Exercise instructions: Repeat exactly the lines of the entries below from the one with "Rebuild this chart as a Python" through the one with "import pandas as pd", both ends included, and nothing else.

— START OF Information supplied —

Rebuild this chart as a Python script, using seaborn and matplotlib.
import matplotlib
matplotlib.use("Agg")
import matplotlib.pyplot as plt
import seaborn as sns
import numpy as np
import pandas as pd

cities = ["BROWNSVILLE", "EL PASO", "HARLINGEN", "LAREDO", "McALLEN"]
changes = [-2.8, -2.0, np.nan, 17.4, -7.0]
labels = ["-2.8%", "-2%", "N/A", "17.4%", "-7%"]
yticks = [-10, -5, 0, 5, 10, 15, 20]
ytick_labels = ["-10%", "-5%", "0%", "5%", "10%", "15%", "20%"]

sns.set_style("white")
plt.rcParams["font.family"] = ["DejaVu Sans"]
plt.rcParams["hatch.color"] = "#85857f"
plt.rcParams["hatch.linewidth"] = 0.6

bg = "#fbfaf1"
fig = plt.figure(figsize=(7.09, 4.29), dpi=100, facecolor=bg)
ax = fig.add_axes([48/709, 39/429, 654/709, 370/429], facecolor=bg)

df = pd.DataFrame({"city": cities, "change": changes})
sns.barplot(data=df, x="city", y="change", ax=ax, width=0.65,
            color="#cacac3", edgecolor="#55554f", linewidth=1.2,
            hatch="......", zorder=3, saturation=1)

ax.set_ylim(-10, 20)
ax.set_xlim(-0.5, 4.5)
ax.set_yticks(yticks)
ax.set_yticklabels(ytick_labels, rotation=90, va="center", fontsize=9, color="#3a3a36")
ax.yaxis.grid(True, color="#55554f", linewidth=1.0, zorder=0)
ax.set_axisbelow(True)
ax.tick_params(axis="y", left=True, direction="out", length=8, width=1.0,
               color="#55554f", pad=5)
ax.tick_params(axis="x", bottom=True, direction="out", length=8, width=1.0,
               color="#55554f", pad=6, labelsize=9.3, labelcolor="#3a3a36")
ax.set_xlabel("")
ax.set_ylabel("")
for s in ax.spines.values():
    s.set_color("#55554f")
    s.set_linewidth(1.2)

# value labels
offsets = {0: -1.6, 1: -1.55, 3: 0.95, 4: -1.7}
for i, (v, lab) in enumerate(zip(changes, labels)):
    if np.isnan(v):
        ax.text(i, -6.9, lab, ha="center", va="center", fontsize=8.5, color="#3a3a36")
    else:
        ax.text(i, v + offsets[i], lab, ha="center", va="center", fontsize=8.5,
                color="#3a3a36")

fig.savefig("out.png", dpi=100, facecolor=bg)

— END OF Information supplied —
— START OF Information supplied —

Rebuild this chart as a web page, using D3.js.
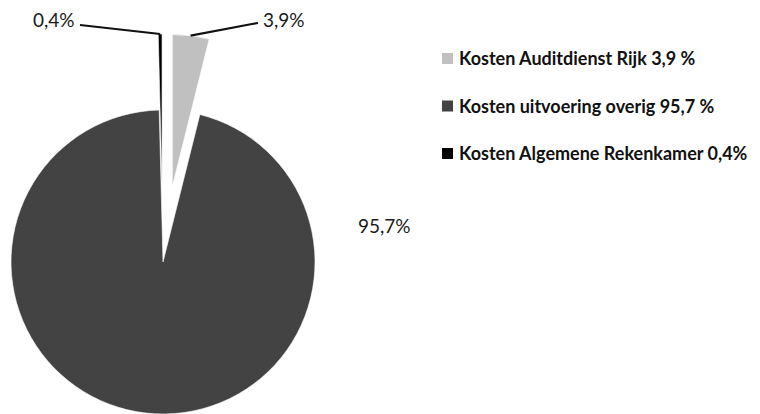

— END OF Information supplied —

Task output:
Rebuild this chart as a Python script, using seaborn and matplotlib.
import matplotlib
matplotlib.use("Agg")
import matplotlib.pyplot as plt
import seaborn as sns
import numpy as np
import pandas as pd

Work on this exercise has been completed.